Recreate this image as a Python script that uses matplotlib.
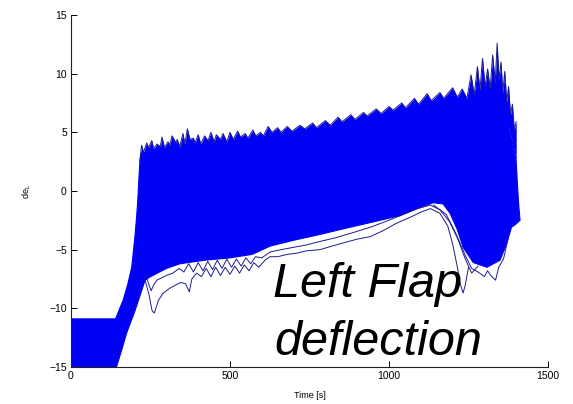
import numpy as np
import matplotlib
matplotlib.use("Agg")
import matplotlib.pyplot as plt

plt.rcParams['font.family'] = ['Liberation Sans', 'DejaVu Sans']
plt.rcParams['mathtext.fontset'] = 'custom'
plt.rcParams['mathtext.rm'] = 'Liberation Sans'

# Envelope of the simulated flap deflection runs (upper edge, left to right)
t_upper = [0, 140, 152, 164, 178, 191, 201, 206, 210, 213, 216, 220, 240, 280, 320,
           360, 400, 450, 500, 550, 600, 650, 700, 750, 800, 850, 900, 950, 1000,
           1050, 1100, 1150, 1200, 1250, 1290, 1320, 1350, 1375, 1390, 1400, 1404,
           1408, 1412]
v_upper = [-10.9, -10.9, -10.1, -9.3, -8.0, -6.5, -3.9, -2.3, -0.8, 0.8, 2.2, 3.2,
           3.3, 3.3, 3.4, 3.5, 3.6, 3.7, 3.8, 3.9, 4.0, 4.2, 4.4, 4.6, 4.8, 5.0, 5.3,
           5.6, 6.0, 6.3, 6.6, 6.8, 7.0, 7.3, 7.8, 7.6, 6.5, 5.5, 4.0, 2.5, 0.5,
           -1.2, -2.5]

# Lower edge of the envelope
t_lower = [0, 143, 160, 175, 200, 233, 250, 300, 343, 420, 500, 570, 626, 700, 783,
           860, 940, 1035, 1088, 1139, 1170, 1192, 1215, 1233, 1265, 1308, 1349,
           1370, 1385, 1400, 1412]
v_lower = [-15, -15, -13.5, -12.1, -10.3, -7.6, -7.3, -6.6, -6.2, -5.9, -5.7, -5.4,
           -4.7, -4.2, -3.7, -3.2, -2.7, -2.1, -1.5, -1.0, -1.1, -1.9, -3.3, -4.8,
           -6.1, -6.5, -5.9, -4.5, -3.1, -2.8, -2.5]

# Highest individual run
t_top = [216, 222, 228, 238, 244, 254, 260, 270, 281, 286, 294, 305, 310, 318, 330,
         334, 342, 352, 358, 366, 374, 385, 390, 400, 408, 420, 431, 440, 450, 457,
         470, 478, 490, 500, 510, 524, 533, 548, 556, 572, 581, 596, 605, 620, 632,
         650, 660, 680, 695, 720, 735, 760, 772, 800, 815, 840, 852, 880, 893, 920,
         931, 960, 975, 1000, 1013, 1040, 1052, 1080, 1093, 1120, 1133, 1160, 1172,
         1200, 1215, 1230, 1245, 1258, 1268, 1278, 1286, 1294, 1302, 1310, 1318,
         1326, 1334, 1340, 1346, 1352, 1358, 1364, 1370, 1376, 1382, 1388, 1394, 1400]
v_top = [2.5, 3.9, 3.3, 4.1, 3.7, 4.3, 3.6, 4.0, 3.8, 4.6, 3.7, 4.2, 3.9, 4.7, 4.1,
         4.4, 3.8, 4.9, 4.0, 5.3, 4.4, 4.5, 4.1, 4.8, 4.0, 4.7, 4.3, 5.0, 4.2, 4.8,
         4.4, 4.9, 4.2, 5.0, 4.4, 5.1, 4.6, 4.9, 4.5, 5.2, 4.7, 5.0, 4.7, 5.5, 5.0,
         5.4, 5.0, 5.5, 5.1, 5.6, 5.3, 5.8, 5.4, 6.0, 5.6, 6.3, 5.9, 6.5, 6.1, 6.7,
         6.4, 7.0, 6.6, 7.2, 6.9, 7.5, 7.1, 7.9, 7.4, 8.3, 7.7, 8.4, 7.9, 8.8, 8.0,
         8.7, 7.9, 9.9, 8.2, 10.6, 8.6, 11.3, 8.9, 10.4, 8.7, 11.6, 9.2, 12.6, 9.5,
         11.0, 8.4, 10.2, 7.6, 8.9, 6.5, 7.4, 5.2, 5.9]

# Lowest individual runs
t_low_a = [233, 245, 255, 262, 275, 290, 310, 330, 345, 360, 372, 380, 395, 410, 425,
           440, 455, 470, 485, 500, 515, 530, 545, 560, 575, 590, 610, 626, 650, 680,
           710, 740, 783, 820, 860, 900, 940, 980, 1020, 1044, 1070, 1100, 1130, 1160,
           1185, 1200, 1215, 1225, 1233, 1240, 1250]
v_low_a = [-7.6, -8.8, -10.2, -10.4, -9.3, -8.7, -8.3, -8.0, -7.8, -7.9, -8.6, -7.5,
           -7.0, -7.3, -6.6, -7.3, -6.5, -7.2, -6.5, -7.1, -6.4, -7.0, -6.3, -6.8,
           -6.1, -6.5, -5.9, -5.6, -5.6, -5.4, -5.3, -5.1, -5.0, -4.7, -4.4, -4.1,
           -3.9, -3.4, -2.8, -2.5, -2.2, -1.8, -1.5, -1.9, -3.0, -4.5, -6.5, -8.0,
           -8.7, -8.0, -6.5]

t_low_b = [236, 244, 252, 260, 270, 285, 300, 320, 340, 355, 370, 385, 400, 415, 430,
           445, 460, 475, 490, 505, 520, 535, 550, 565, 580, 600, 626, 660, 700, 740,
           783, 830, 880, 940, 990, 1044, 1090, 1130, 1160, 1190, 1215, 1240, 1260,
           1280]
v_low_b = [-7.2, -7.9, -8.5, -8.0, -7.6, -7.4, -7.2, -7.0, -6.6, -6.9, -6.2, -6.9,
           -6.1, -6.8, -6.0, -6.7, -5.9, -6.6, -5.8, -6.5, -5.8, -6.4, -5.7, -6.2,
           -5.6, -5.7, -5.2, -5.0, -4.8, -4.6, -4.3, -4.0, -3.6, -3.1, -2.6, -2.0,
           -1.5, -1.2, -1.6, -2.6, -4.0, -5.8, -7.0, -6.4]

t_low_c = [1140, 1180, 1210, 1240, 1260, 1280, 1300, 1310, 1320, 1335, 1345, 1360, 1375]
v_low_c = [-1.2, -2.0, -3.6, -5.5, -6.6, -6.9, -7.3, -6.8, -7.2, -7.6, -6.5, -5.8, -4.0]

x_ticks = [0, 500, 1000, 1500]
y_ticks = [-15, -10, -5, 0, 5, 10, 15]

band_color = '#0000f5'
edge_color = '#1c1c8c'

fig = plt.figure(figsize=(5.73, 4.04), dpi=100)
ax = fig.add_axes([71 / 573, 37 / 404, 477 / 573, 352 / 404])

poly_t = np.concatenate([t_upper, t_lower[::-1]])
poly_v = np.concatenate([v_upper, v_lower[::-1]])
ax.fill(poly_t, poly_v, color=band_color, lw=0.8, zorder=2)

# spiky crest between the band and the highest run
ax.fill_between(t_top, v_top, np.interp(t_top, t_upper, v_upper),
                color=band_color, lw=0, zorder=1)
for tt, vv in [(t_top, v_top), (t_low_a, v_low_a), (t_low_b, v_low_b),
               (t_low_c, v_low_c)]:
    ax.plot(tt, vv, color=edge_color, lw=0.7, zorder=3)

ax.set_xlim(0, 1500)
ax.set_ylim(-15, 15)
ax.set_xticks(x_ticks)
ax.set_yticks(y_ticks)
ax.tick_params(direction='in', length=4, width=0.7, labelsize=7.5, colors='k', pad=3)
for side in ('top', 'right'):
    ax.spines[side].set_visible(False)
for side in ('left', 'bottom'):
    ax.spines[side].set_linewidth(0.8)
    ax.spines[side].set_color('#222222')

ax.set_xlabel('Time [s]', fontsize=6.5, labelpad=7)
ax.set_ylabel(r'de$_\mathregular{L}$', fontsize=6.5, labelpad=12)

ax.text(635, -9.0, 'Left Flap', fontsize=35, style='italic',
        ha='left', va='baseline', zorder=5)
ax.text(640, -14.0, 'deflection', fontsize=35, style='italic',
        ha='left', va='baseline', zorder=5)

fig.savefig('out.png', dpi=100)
-----
▶ **What the task requires**: Write out the whole listing again, exactly, with no pictures.

▶ **Task result**:
Recreate this image as a Python script that uses matplotlib.
import numpy as np
import matplotlib
matplotlib.use("Agg")
import matplotlib.pyplot as plt

plt.rcParams['font.family'] = ['Liberation Sans', 'DejaVu Sans']
plt.rcParams['mathtext.fontset'] = 'custom'
plt.rcParams['mathtext.rm'] = 'Liberation Sans'

# Envelope of the simulated flap deflection runs (upper edge, left to right)
t_upper = [0, 140, 152, 164, 178, 191, 201, 206, 210, 213, 216, 220, 240, 280, 320,
           360, 400, 450, 500, 550, 600, 650, 700, 750, 800, 850, 900, 950, 1000,
           1050, 1100, 1150, 1200, 1250, 1290, 1320, 1350, 1375, 1390, 1400, 1404,
           1408, 1412]
v_upper = [-10.9, -10.9, -10.1, -9.3, -8.0, -6.5, -3.9, -2.3, -0.8, 0.8, 2.2, 3.2,
           3.3, 3.3, 3.4, 3.5, 3.6, 3.7, 3.8, 3.9, 4.0, 4.2, 4.4, 4.6, 4.8, 5.0, 5.3,
           5.6, 6.0, 6.3, 6.6, 6.8, 7.0, 7.3, 7.8, 7.6, 6.5, 5.5, 4.0, 2.5, 0.5,
           -1.2, -2.5]

# Lower edge of the envelope
t_lower = [0, 143, 160, 175, 200, 233, 250, 300, 343, 420, 500, 570, 626, 700, 783,
           860, 940, 1035, 1088, 1139, 1170, 1192, 1215, 1233, 1265, 1308, 1349,
           1370, 1385, 1400, 1412]
v_lower = [-15, -15, -13.5, -12.1, -10.3, -7.6, -7.3, -6.6, -6.2, -5.9, -5.7, -5.4,
           -4.7, -4.2, -3.7, -3.2, -2.7, -2.1, -1.5, -1.0, -1.1, -1.9, -3.3, -4.8,
           -6.1, -6.5, -5.9, -4.5, -3.1, -2.8, -2.5]

# Highest individual run
t_top = [216, 222, 228, 238, 244, 254, 260, 270, 281, 286, 294, 305, 310, 318, 330,
         334, 342, 352, 358, 366, 374, 385, 390, 400, 408, 420, 431, 440, 450, 457,
         470, 478, 490, 500, 510, 524, 533, 548, 556, 572, 581, 596, 605, 620, 632,
         650, 660, 680, 695, 720, 735, 760, 772, 800, 815, 840, 852, 880, 893, 920,
         931, 960, 975, 1000, 1013, 1040, 1052, 1080, 1093, 1120, 1133, 1160, 1172,
         1200, 1215, 1230, 1245, 1258, 1268, 1278, 1286, 1294, 1302, 1310, 1318,
         1326, 1334, 1340, 1346, 1352, 1358, 1364, 1370, 1376, 1382, 1388, 1394, 1400]
v_top = [2.5, 3.9, 3.3, 4.1, 3.7, 4.3, 3.6, 4.0, 3.8, 4.6, 3.7, 4.2, 3.9, 4.7, 4.1,
         4.4, 3.8, 4.9, 4.0, 5.3, 4.4, 4.5, 4.1, 4.8, 4.0, 4.7, 4.3, 5.0, 4.2, 4.8,
         4.4, 4.9, 4.2, 5.0, 4.4, 5.1, 4.6, 4.9, 4.5, 5.2, 4.7, 5.0, 4.7, 5.5, 5.0,
         5.4, 5.0, 5.5, 5.1, 5.6, 5.3, 5.8, 5.4, 6.0, 5.6, 6.3, 5.9, 6.5, 6.1, 6.7,
         6.4, 7.0, 6.6, 7.2, 6.9, 7.5, 7.1, 7.9, 7.4, 8.3, 7.7, 8.4, 7.9, 8.8, 8.0,
         8.7, 7.9, 9.9, 8.2, 10.6, 8.6, 11.3, 8.9, 10.4, 8.7, 11.6, 9.2, 12.6, 9.5,
         11.0, 8.4, 10.2, 7.6, 8.9, 6.5, 7.4, 5.2, 5.9]

# Lowest individual runs
t_low_a = [233, 245, 255, 262, 275, 290, 310, 330, 345, 360, 372, 380, 395, 410, 425,
           440, 455, 470, 485, 500, 515, 530, 545, 560, 575, 590, 610, 626, 650, 680,
           710, 740, 783, 820, 860, 900, 940, 980, 1020, 1044, 1070, 1100, 1130, 1160,
           1185, 1200, 1215, 1225, 1233, 1240, 1250]
v_low_a = [-7.6, -8.8, -10.2, -10.4, -9.3, -8.7, -8.3, -8.0, -7.8, -7.9, -8.6, -7.5,
           -7.0, -7.3, -6.6, -7.3, -6.5, -7.2, -6.5, -7.1, -6.4, -7.0, -6.3, -6.8,
           -6.1, -6.5, -5.9, -5.6, -5.6, -5.4, -5.3, -5.1, -5.0, -4.7, -4.4, -4.1,
           -3.9, -3.4, -2.8, -2.5, -2.2, -1.8, -1.5, -1.9, -3.0, -4.5, -6.5, -8.0,
           -8.7, -8.0, -6.5]

t_low_b = [236, 244, 252, 260, 270, 285, 300, 320, 340, 355, 370, 385, 400, 415, 430,
           445, 460, 475, 490, 505, 520, 535, 550, 565, 580, 600, 626, 660, 700, 740,
           783, 830, 880, 940, 990, 1044, 1090, 1130, 1160, 1190, 1215, 1240, 1260,
           1280]
v_low_b = [-7.2, -7.9, -8.5, -8.0, -7.6, -7.4, -7.2, -7.0, -6.6, -6.9, -6.2, -6.9,
           -6.1, -6.8, -6.0, -6.7, -5.9, -6.6, -5.8, -6.5, -5.8, -6.4, -5.7, -6.2,
           -5.6, -5.7, -5.2, -5.0, -4.8, -4.6, -4.3, -4.0, -3.6, -3.1, -2.6, -2.0,
           -1.5, -1.2, -1.6, -2.6, -4.0, -5.8, -7.0, -6.4]

t_low_c = [1140, 1180, 1210, 1240, 1260, 1280, 1300, 1310, 1320, 1335, 1345, 1360, 1375]
v_low_c = [-1.2, -2.0, -3.6, -5.5, -6.6, -6.9, -7.3, -6.8, -7.2, -7.6, -6.5, -5.8, -4.0]

x_ticks = [0, 500, 1000, 1500]
y_ticks = [-15, -10, -5, 0, 5, 10, 15]

band_color = '#0000f5'
edge_color = '#1c1c8c'

fig = plt.figure(figsize=(5.73, 4.04), dpi=100)
ax = fig.add_axes([71 / 573, 37 / 404, 477 / 573, 352 / 404])

poly_t = np.concatenate([t_upper, t_lower[::-1]])
poly_v = np.concatenate([v_upper, v_lower[::-1]])
ax.fill(poly_t, poly_v, color=band_color, lw=0.8, zorder=2)

# spiky crest between the band and the highest run
ax.fill_between(t_top, v_top, np.interp(t_top, t_upper, v_upper),
                color=band_color, lw=0, zorder=1)
for tt, vv in [(t_top, v_top), (t_low_a, v_low_a), (t_low_b, v_low_b),
               (t_low_c, v_low_c)]:
    ax.plot(tt, vv, color=edge_color, lw=0.7, zorder=3)

ax.set_xlim(0, 1500)
ax.set_ylim(-15, 15)
ax.set_xticks(x_ticks)
ax.set_yticks(y_ticks)
ax.tick_params(direction='in', length=4, width=0.7, labelsize=7.5, colors='k', pad=3)
for side in ('top', 'right'):
    ax.spines[side].set_visible(False)
for side in ('left', 'bottom'):
    ax.spines[side].set_linewidth(0.8)
    ax.spines[side].set_color('#222222')

ax.set_xlabel('Time [s]', fontsize=6.5, labelpad=7)
ax.set_ylabel(r'de$_\mathregular{L}$', fontsize=6.5, labelpad=12)

ax.text(635, -9.0, 'Left Flap', fontsize=35, style='italic',
        ha='left', va='baseline', zorder=5)
ax.text(640, -14.0, 'deflection', fontsize=35, style='italic',
        ha='left', va='baseline', zorder=5)

fig.savefig('out.png', dpi=100)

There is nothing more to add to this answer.